Look through the data below and return each line where "this" appears.

###

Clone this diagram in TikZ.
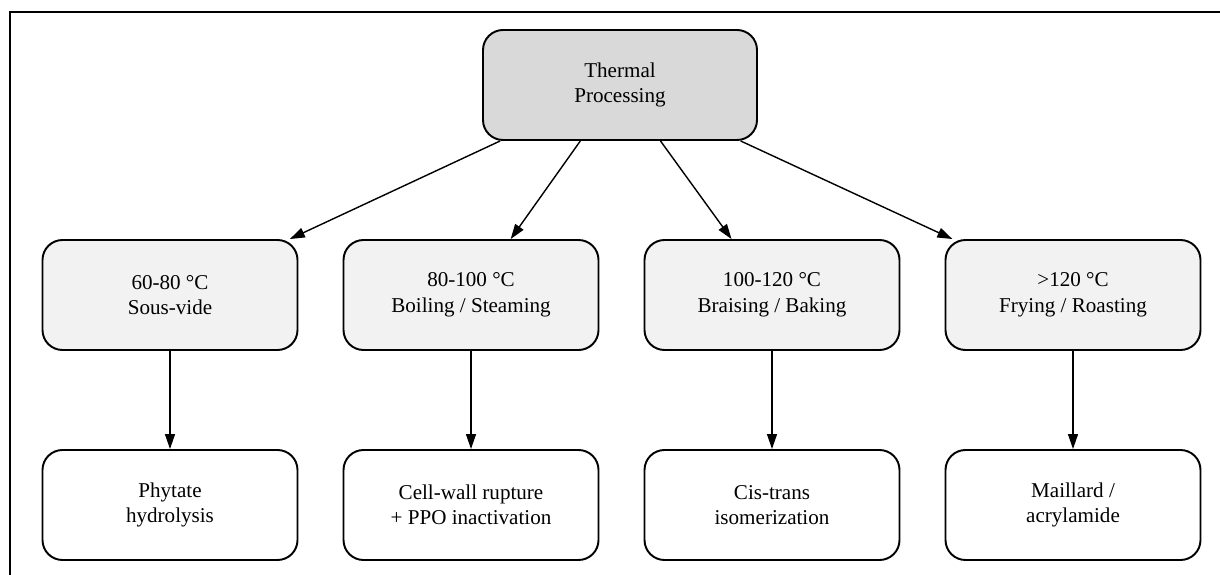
\documentclass[tikz,border=0pt]{standalone}
\usepackage{fontspec}
\setmainfont{Liberation Serif}
\definecolor{TopGray} {RGB}{217,217,217}
\definecolor{TempGray}{RGB}{242,242,242}
\usetikzlibrary{arrows.meta,positioning}

\begin{document}
\begin{tikzpicture}[every node/.style={font=\fontsize{12}{14.5}\selectfont},
    box/.style={draw=black,line width=1.1pt,rounded corners=0.4cm,
                minimum width=5.1cm,minimum height=2.2cm,align=center},
    arr/.style={-{Triangle[length=0.3cm,width=0.2cm]},line width=0.8pt}]
  \useasboundingbox (0,0) rectangle (24.4,-11.5);
  %% frame
  \draw[line width=0.9pt] (0.2,-11.5) -- (0.2,-0.24) -- (24.4,-0.24);
  %% Root
  \node[box,fill=TopGray,minimum width=5.48cm] (thermal) at (12.4,-1.7)
    {Thermal\\Processing};
  %% Temperature row and effect row
  \foreach \i/\x/\t/\e in {
      1/3.4/{60-80 °C\\Sous-vide}/{Phytate\\hydrolysis},
      2/9.42/{80-100 °C\\Boiling / Steaming}/{Cell-wall rupture\\+ PPO inactivation},
      3/15.44/{100-120 °C\\Braising / Baking}/{Cis-trans\\isomerization},
      4/21.46/{>120 °C\\Frying / Roasting}/{Maillard /\\acrylamide}}{
    \node[box,fill=TempGray] (temp\i) at (\x,-5.9) {\t};
    \node[box,fill=white] (effect\i) at (\x,-10.1) {\e};
    \draw[arr] (thermal) -- (temp\i);
    \draw[arr] (temp\i) -- (effect\i);
  }
\end{tikzpicture}
\end{document}
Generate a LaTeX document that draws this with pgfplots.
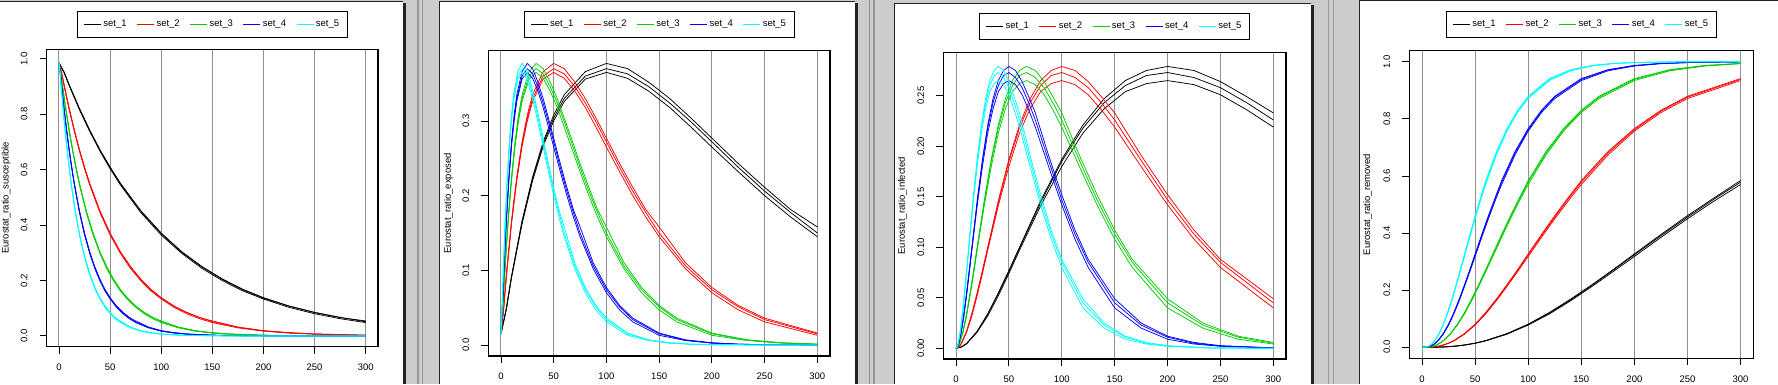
\documentclass[border=0pt]{standalone}
\usepackage{fontspec}
\setmainfont{Liberation Sans}
\usepackage{pgfplots}
\usepackage{pgfplotstable}
\pgfplotsset{compat=1.18}

\definecolor{rgreen}{RGB}{0,205,0}
\definecolor{rcyan}{RGB}{0,255,255}
\definecolor{bggray}{RGB}{204,204,204}
\definecolor{sepgray}{RGB}{150,150,150}
\definecolor{gridgray}{RGB}{145,145,145}
\definecolor{framedark}{RGB}{34,34,34}

% u = scaled time; x1..x5 = time for set_1..set_5; a,b,c = three runs
\pgfplotstableread{
u x1 x2 x3 x4 x5 Sa Sb Sc Ea Eb Ec Ia Ib Ic Ra Rb Rc
0 0 0 0 0 0 0.985 0.985 0.985 0.015 0.015 0.015 0 0 0 0 0 0
0.05 5 2.5 1.667 1.25 1 0.951 0.950 0.952 0.048 0.047 0.048 0.0012 0.0012 0.0013 0 0 0
0.1 10 5 3.333 2.5 2 0.905 0.903 0.906 0.091 0.090 0.092 0.0046 0.0044 0.0047 0.0002 0.0002 0.0002
0.2 20 10 6.667 5 4 0.819 0.816 0.821 0.166 0.162 0.165 0.0168 0.0160 0.0166 0.0012 0.0011 0.0013
0.3 30 15 10 7.5 6 0.742 0.738 0.743 0.225 0.220 0.223 0.034 0.032 0.034 0.0037 0.0035 0.0036
0.4 40 20 13.333 10 8 0.671 0.667 0.672 0.272 0.266 0.269 0.055 0.052 0.054 0.0081 0.0077 0.0079
0.5 50 25 16.667 12.5 10 0.608 0.603 0.609 0.308 0.300 0.304 0.077 0.074 0.076 0.0147 0.0140 0.0145
0.6 60 30 20 15 12 0.550 0.545 0.551 0.335 0.326 0.330 0.100 0.097 0.099 0.0235 0.0226 0.0232
0.8 80 40 26.667 20 16 0.450 0.445 0.452 0.366 0.356 0.360 0.146 0.141 0.144 0.048 0.046 0.047
1.0 100 50 33.333 25 20 0.369 0.364 0.371 0.377 0.365 0.370 0.187 0.180 0.185 0.081 0.078 0.080
1.2 120 60 40 30 24 0.302 0.298 0.304 0.370 0.357 0.363 0.221 0.213 0.218 0.122 0.117 0.120
1.4 140 70 46.667 35 28 0.248 0.243 0.250 0.352 0.340 0.346 0.247 0.237 0.243 0.169 0.163 0.166
1.6 160 80 53.333 40 32 0.203 0.199 0.205 0.330 0.318 0.324 0.265 0.254 0.260 0.219 0.213 0.217
1.8 180 90 60 45 36 0.166 0.162 0.168 0.304 0.292 0.299 0.275 0.262 0.270 0.272 0.265 0.270
2.0 200 100 66.667 50 40 0.136 0.133 0.138 0.277 0.265 0.272 0.279 0.265 0.273 0.327 0.318 0.324
2.25 225 112.5 75 56.25 45 0.107 0.103 0.108 0.243 0.232 0.238 0.275 0.261 0.268 0.395 0.385 0.391
2.5 250 125 83.333 62.5 50 0.084 0.080 0.085 0.211 0.200 0.206 0.264 0.251 0.258 0.461 0.450 0.456
2.75 275 137.5 91.667 68.75 55 0.066 0.062 0.067 0.181 0.171 0.177 0.249 0.236 0.243 0.523 0.512 0.519
3.0 300 150 100 75 60 0.054 0.048 0.051 0.158 0.145 0.150 0.233 0.219 0.226 0.584 0.570 0.578
3.5 350 175 116.667 87.5 70 0.032 0.029 0.031 0.110 0.102 0.106 0.191 0.180 0.186 0.685 0.673 0.680
4 400 200 133.333 100 80 0.019 0.017 0.018 0.077 0.070 0.074 0.152 0.142 0.147 0.766 0.757 0.762
4.5 450 225 150 112.5 90 0.012 0.010 0.011 0.053 0.047 0.051 0.117 0.108 0.113 0.830 0.822 0.827
5 500 250 166.667 125 100 0.007 0.006 0.007 0.036 0.031 0.034 0.088 0.080 0.085 0.879 0.871 0.876
6 600 300 200 150 120 0.003 0.002 0.002 0.016 0.013 0.015 0.049 0.040 0.045 0.941 0.934 0.938
7 700 350 233.333 175 140 0.001 0.001 0.001 0.007 0.006 0.0065 0.025 0.020 0.023 0.972 0.968 0.971
8 800 400 266.667 200 160 0 0 0 0.003 0.0025 0.0028 0.012 0.009 0.011 0.987 0.985 0.986
9 900 450 300 225 180 0 0 0 0.0012 0.0010 0.0011 0.0058 0.0042 0.0050 0.994 0.993 0.994
10 1000 500 333.333 250 200 0 0 0 0.0005 0.0004 0.0005 0.0026 0.0020 0.0023 0.997 0.997 0.997
12 1200 600 400 300 240 0 0 0 0.0001 0.0001 0.0001 0.0004 0.0003 0.0004 0.9995 0.9995 0.9995
15 1500 750 500 375 300 0 0 0 0 0 0 0 0 0 1 1 1
}\simdata

\newcommand\fs{\fontsize{9.5}{11}\selectfont}

\pgfplotsset{
  rpanel/.style={
    scale only axis,
    anchor=south west,
    xmin=-12, xmax=312,
    xtick={0,50,100,150,200,250,300},
    xticklabels={0,50,100,150,200,250,300},
    tick pos=left,
    tick align=outside,
    major tick length=7pt,
    tick style={black, line width=0.8pt},
    axis line style={black, line width=1.1pt},
    xmajorgrids=true,
    ymajorgrids=false,
    major grid style={gridgray, line width=1pt},
    ticklabel style={font=\fs, inner sep=0pt},
    yticklabel style={rotate=90, anchor=south},
    xticklabel style={anchor=north},
    xticklabel shift=10pt,
    yticklabel shift=12pt,
    label style={font=\fs},
    restrict x to domain=0:300,
    every axis plot/.append style={mark=none, line width=0.75pt, line join=round},
    legend columns=5,
    legend image code/.code={\draw[#1, line width=0.9pt] (0pt,0pt) -- (17pt,0pt);},
    legend style={anchor=north, draw=black, line width=0.8pt, font=\fs,
      inner xsep=6pt, inner ysep=6pt,
      nodes={inner xsep=2pt, inner ysep=3pt},
      /tikz/every even column/.append style={column sep=8pt}},
  }
}

\newcommand\curves[1]{%
  \addplot[black] table[x=x1,y=#1a]{\simdata}; \addlegendentry{set\_1}
  \addplot[black,forget plot] table[x=x1,y=#1b]{\simdata};
  \addplot[black,forget plot] table[x=x1,y=#1c]{\simdata};
  \addplot[red] table[x=x2,y=#1b]{\simdata}; \addlegendentry{set\_2}
  \addplot[red,forget plot] table[x=x2,y=#1c]{\simdata};
  \addplot[red,forget plot] table[x=x2,y=#1a]{\simdata};
  \addplot[rgreen] table[x=x3,y=#1c]{\simdata}; \addlegendentry{set\_3}
  \addplot[rgreen,forget plot] table[x=x3,y=#1a]{\simdata};
  \addplot[rgreen,forget plot] table[x=x3,y=#1b]{\simdata};
  \addplot[blue] table[x=x4,y=#1a]{\simdata}; \addlegendentry{set\_4}
  \addplot[blue,forget plot] table[x=x4,y=#1b]{\simdata};
  \addplot[blue,forget plot] table[x=x4,y=#1c]{\simdata};
  \addplot[rcyan] table[x=x5,y=#1b]{\simdata}; \addlegendentry{set\_5}
  \addplot[rcyan,forget plot] table[x=x5,y=#1a]{\simdata};
  \addplot[rcyan,forget plot] table[x=x5,y=#1c]{\simdata};
}

\begin{document}
\begin{tikzpicture}[x=1pt,y=1pt]
\path[use as bounding box] (0,0) rectangle (1778,384);
\fill[bggray] (0,0) rectangle (1778,384);
\foreach \xx in {417.9,422.4,869.7,874.0,1328.7,1333.7}{\fill[sepgray] (\xx-0.65,0) rectangle (\xx+0.65,384);}
% panel frames
\fill[framedark] (403.3,0) rectangle (406,381.3);
\fill[white] (0,0) rectangle (403.3,382.7);
\draw[framedark, line width=1pt] (0,382.7) -- (403.3,382.7);
\fill[framedark] (855.3,0) rectangle (857.5,381.3);
\fill[white] (439,0) rectangle (855.3,382.7);
\draw[framedark, line width=1pt] (439.5,0) -- (439.5,382.7) -- (855.3,382.7);
\fill[framedark] (1311,0) rectangle (1314,379.3);
\fill[white] (894,0) rectangle (1311,380.7);
\draw[framedark, line width=1pt] (894.5,0) -- (894.5,380.7) -- (1311,380.7);
\fill[white] (1359,0) rectangle (1778,383);
\draw[framedark, line width=1pt] (1359.5,0) -- (1359.5,383) -- (1778,383);

\begin{axis}[rpanel, at={(46.7pt,37.3pt)}, width=331.3pt, height=297.4pt,
  ymin=-0.039, ymax=1.034, ytick={0,0.2,0.4,0.6,0.8,1}, yticklabels={0.0,0.2,0.4,0.6,0.8,1.0},
  ylabel={Eurostat\_ratio\_susceptible}, ylabel style={at={(axis description cs:-0.122,0.5)}, anchor=center},
  legend style={at={(axis description cs:0.5,1.1298)}}]
\curves{S}
\end{axis}

\begin{axis}[rpanel, at={(488.3pt,28pt)}, width=341.7pt, height=305.3pt,
  ymin=-0.0147, ymax=0.394, ytick={0,0.1,0.2,0.3}, yticklabels={0.0,0.1,0.2,0.3},
  ylabel={Eurostat\_ratio\_exposed}, ylabel style={at={(axis description cs:-0.117,0.5)}, anchor=center},
  legend style={at={(axis description cs:0.5,1.131)}}]
\curves{E}
\end{axis}

\begin{axis}[rpanel, at={(943.3pt,25pt)}, width=342.7pt, height=306.7pt,
  ymin=-0.0106, ymax=0.293, ytick={0,0.05,0.1,0.15,0.2,0.25}, yticklabels={0.00,0.05,0.10,0.15,0.20,0.25},
  ylabel={Eurostat\_ratio\_infected}, ylabel style={at={(axis description cs:-0.1196,0.5)}, anchor=center},
  legend style={at={(axis description cs:0.5,1.129)}}]
\curves{I}
\end{axis}

\begin{axis}[rpanel, at={(1409.3pt,25.7pt)}, width=344pt, height=307.6pt,
  ymin=-0.0385, ymax=1.0385, ytick={0,0.2,0.4,0.6,0.8,1}, yticklabels={0.0,0.2,0.4,0.6,0.8,1.0},
  ylabel={Eurostat\_ratio\_removed}, ylabel style={at={(axis description cs:-0.121,0.5)}, anchor=center},
  legend style={at={(axis description cs:0.5,1.130)}}]
\curves{R}
\end{axis}
\end{tikzpicture}
\end{document}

###

REPLY:
Clone this diagram in TikZ.
Generate a LaTeX document that draws this with pgfplots.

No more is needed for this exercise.